Nokia Education Delivery (BridgeIT)

(this page is under construction)

Successfully implemented in ten countries in three different continents, the BridgeIT project was piloted in Vietnam by the British Council in partnership with Nokia and Pearson Foundation with 20 primary teachers from 10 poorly resourced schools in Ho Chi Minh City.

Project Launch

The pilot project was launched on 25th January at Le Dinh Primary School, District 11 in Ho Chi Minh City, one of the participating schools in the project followed by a two day workshop for all the participating teachers aimed at equipping them with the skills to use the smart phones to access quality teaching and learning materials provided by the British Council mapped to Vietnam’s national curriculum through the NED platform.  (Nokia Education Delivery)

Project Content

Selected British Council learning resources which included videos in the form of songs, stories and grammar videos from the Learn English Kids website were uploaded to a cloud server. The teachers, using the Nokia Education Delivery software (already installed in the Nokia smart phones), downloaded the teaching resources to the smart phones using the 3G network. They then connected them to TVs or data projectors to display the materials as teaching aids in the class. With the power of mobile technology, the students and teachers were able explore the same state-of-the-arts educational programmes regardless of the location of their school, its internet access or its academic resource budget.

Instead of covering other subjects such as Maths and Science as in the Philippines and other countries, in Vietnam the pilot project focused only on the teaching of English in primary schools (Grades 3-5). This approach also fits into Vietnam’s Ministry of Education and Training strategy to implement ICT and digital learning resources as part of their English 2020 Strategy to upgrade the teaching and learning of English across primary and secondary levels.

Project Monitoring and Evaluation

The success of the pilot was measured by the satisfactory completion of the training course of 20 selected English teachers, their enthusiasm and commitment in using Nokia smart phones and the Nokia Education Delivery Programme as well as the British Council learning resources. External research was conducted through classroom observations, feedback questionnaires, attitudinal surveys and focus group discussions.

After initial training was conducted in January 2013, observations of the teachers using NED content in the classroom confirmed that teachers were able to use the technology effectively in their classrooms. All of the teachers were able to select content appropriate to their learning objectives, and 90% of the teachers were able to effectively use the NED content to clarify lexis and focus on the form of specific language structures.

Feedback based on interviews with the teachers and students involved in the pilot were conducted in April 2013 was overwhelmingly positive. The teachers said that the NED content differed from other forms of technology because there was a clear link between the NED content and the national curriculum. The learners said that they enjoyed the colourful visuals and the characters in the songs and short stories. Both teachers and students were very positive about the extent to which NED helped students to learn English, particularly in terms of learning vocabulary and reinforcing basic structures, and in developing their listening and speaking skills.
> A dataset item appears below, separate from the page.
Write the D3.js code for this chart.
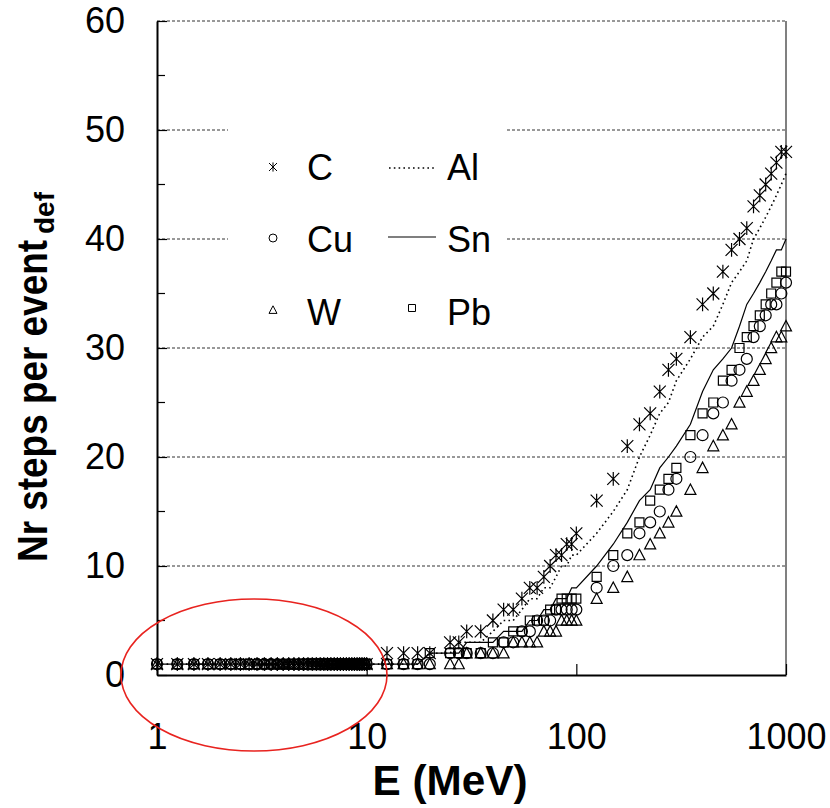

Follow up training scheduled for July 2013 focused on better integrating NED content into existing lessons and exploiting NED content beyond a focus on lexis and form, to encourage teachers to use NED to create more meaningful contexts for presenting new language in the primary classroom, and further exploiting this context to provide more meaningful practice activities in the classroom.

A final series of observations were conducted in September 2013 at the beginning of the new school year to determine the extent to which the teachers are now able to exploit the NED content. While there are still gaps in the extent to which all of the teachers are able to fully exploit the context of the songs and stories to clarify meaning and use of the target language, there was a marked positive shift in how the content was integrated into the lessons. Rather than being tacked on as a kind of reward at the end of the lesson, the NED materials have become a springboard for introducing and practising the language outcomes of the lesson which compliments the national curriculum and the local course books used in primary English classrooms in Ho Chi Minh City.